LONDON, (Reuters) – British Prime Minister David Cameron yesterday pushed through his biggest government shake-up since coming to power in 2010, promoting women and Eurosceptics to senior roles in an appeal to voters in next May’s national election.
In one surprise development, William Hague, Britain’s most senior diplomat for the past four years, voluntarily stood down allowing Cameron to appoint Philip Hammond, the defence minister and a prominent Eurosceptic, to the influential post.
Michael Gove, a longstanding Cameron ally and one of his party’s most prominent right-wing ideologues, was sacked as education secretary.
After last minute adjustments, women will now make up five of the 22-person Cabinet, compared with three before. A further three senior female politicians will also have the right to attend Cabinet meetings, up from two previously.
Other women politicians were promoted to junior ministerial positions.
With his ruling Conservatives trailing the opposition Labour party in opinion polls by up to seven percentage points, the changes were seen as an attempt by Cameron to address criticism that his government was dominated by white, privately-educated middle-aged men.

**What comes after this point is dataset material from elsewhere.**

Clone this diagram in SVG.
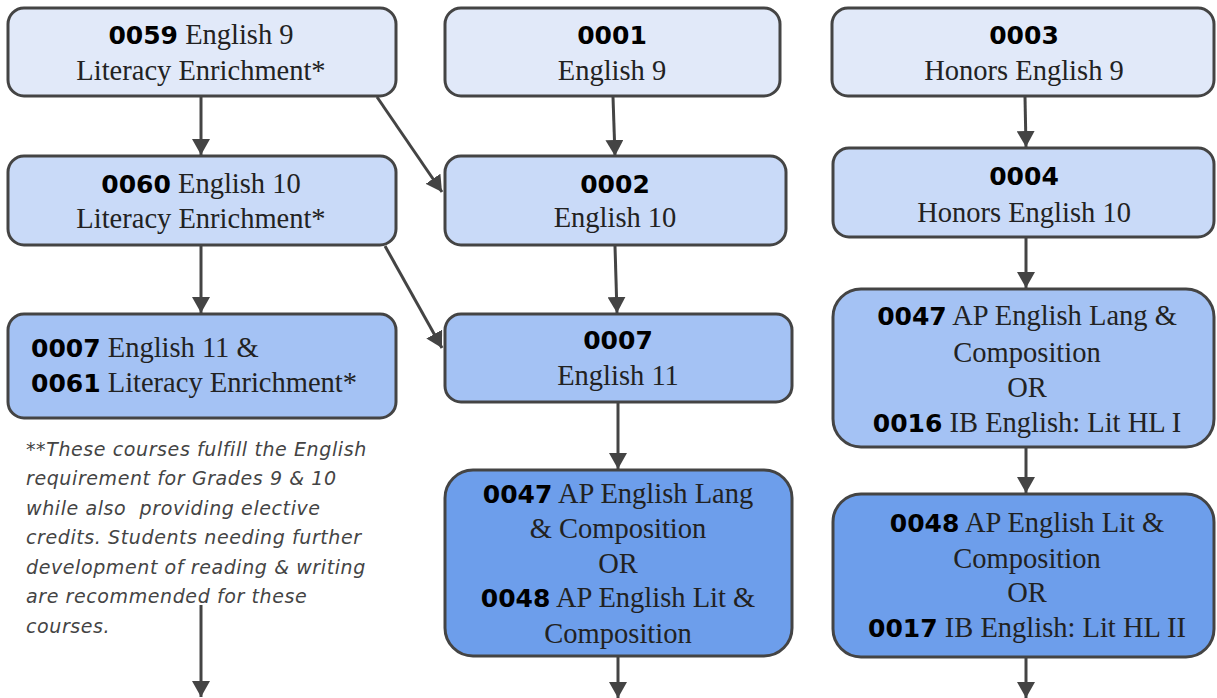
<svg xmlns="http://www.w3.org/2000/svg" width="1217" height="698" viewBox="0 0 1217 698">
<style>
.box{stroke:#444;stroke-width:3}
.r1{fill:#e1e9f9}
.r2{fill:#c9daf8}
.r3{fill:#a4c2f4}
.r4{fill:#6d9eeb}
text{font-family:"Liberation Serif","Times New Roman",serif;font-size:28.5px;fill:#222;text-anchor:middle}
.c{font-family:"DejaVu Sans",sans-serif;font-weight:bold;font-size:25px;fill:#000}
.l{text-anchor:start}
.note{font-family:"DejaVu Sans",sans-serif;font-style:italic;font-size:19px;letter-spacing:0.6px;fill:#444;text-anchor:start}
.edge{stroke:#444;stroke-width:3;fill:none;marker-end:url(#ah)}
</style>
<defs>
<marker id="ah" markerUnits="userSpaceOnUse" markerWidth="18" markerHeight="18" refX="16" refY="9" orient="auto">
<path d="M0,0 L16,9 L0,18 Z" fill="#444"/>
</marker>
</defs>
<rect width="1217" height="698" fill="#fff"/>
<g id="edges">
<line class="edge" x1="201" y1="97" x2="201" y2="155"/>
<line class="edge" x1="377" y1="97" x2="442" y2="192"/>
<line class="edge" x1="201" y1="246" x2="201" y2="313"/>
<line class="edge" x1="385" y1="246" x2="442" y2="348"/>
<line class="edge" x1="613" y1="97" x2="615" y2="156"/>
<line class="edge" x1="615" y1="246" x2="617" y2="313"/>
<line class="edge" x1="618" y1="403" x2="618" y2="469"/>
<line class="edge" x1="618" y1="657" x2="618" y2="698"/>
<line class="edge" x1="201" y1="605" x2="201" y2="697"/>
<line class="edge" x1="1025" y1="97" x2="1026" y2="147"/>
<line class="edge" x1="1026" y1="238" x2="1026" y2="288"/>
<line class="edge" x1="1026" y1="448" x2="1026" y2="493"/>
<line class="edge" x1="1026" y1="658" x2="1026" y2="698"/>
</g>
<g id="n0059">
<rect class="box r1" x="8" y="8" width="388" height="88" rx="16"/>
<text x="201" y="44"><tspan class="c">0059</tspan> English 9</text>
<text x="201" y="80">Literacy Enrichment*</text>
</g>
<g id="n0060">
<rect class="box r2" x="8" y="156" width="388" height="89" rx="16"/>
<text x="201" y="193"><tspan class="c">0060</tspan> English 10</text>
<text x="201" y="228">Literacy Enrichment*</text>
</g>
<g id="n0007_0061">
<rect class="box r3" x="8" y="314" width="388" height="104" rx="16"/>
<text class="l" x="31" y="357"><tspan class="c">0007</tspan> English 11 &amp;</text>
<text class="l" x="31" y="392"><tspan class="c">0061</tspan> Literacy Enrichment*</text>
</g>
<g id="note">
<text class="note" x="26" y="456">**These courses fulfill the English</text>
<text class="note" x="26" y="485">requirement for Grades 9 &amp; 10</text>
<text class="note" x="26" y="515" xml:space="preserve">while also  providing elective</text>
<text class="note" x="26" y="544">credits. Students needing further</text>
<text class="note" x="26" y="574">development of reading &amp; writing</text>
<text class="note" x="26" y="603">are recommended for these</text>
<text class="note" x="26" y="633">courses.</text>
</g>
<g id="n0001">
<rect class="box r1" x="445" y="8" width="335" height="88" rx="16"/>
<text x="612" y="44" class="c">0001</text>
<text x="612" y="80">English 9</text>
</g>
<g id="n0002">
<rect class="box r2" x="445" y="156" width="341" height="89" rx="16"/>
<text x="615" y="193" class="c">0002</text>
<text x="615" y="227">English 10</text>
</g>
<g id="n0007">
<rect class="box r3" x="445" y="314" width="347" height="88" rx="16"/>
<text x="618" y="349" class="c">0007</text>
<text x="618" y="385">English 11</text>
</g>
<g id="n0047_0048">
<rect class="box r4" x="445" y="470" width="347" height="186" rx="28"/>
<text x="618" y="503"><tspan class="c">0047</tspan> AP English Lang</text>
<text x="618" y="538">&amp; Composition</text>
<text x="618" y="573">OR</text>
<text x="618" y="607"><tspan class="c">0048</tspan> AP English Lit &amp;</text>
<text x="618" y="643">Composition</text>
</g>
<g id="n0003">
<rect class="box r1" x="832" y="8" width="382" height="88" rx="16"/>
<text x="1024" y="44" class="c">0003</text>
<text x="1024" y="80">Honors English 9</text>
</g>
<g id="n0004">
<rect class="box r2" x="833" y="148" width="381" height="89" rx="16"/>
<text x="1024" y="185" class="c">0004</text>
<text x="1024" y="222">Honors English 10</text>
</g>
<g id="n0047_0016">
<rect class="box r3" x="833" y="289" width="381" height="158" rx="28"/>
<text x="1027" y="325"><tspan class="c">0047</tspan> AP English Lang &amp;</text>
<text x="1027" y="362">Composition</text>
<text x="1027" y="397">OR</text>
<text x="1027" y="432"><tspan class="c">0016</tspan> IB English: Lit HL I</text>
</g>
<g id="n0048_0017">
<rect class="box r4" x="833" y="494" width="381" height="163" rx="28"/>
<text x="1027" y="532"><tspan class="c">0048</tspan> AP English Lit &amp;</text>
<text x="1027" y="568">Composition</text>
<text x="1027" y="602">OR</text>
<text x="1027" y="637"><tspan class="c">0017</tspan> IB English: Lit HL II</text>
</g>
</svg>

“This is very much a reshuffle based on the upcoming election. Out with the old, in with the new; an attempt to emphasise diversity and put a few more Eurosceptic faces to the fore,” said Matthew Ashton, a politics specialist at Nottingham Trent University.
Hammond’s pick as foreign secretary stoked speculation that Cameron was trying to give his part of the coalition a more Eurosceptic tinge to please an unruly wing of the party and to counter an electoral threat from the anti-EU UK Independence Party which won Britain’s European elections in May.
The choice of Hammond sends a powerful signal to Britain’s European allies. In 2013, he said that if the European Union failed to change and agree new terms for Britain’s membership he would rather leave the bloc.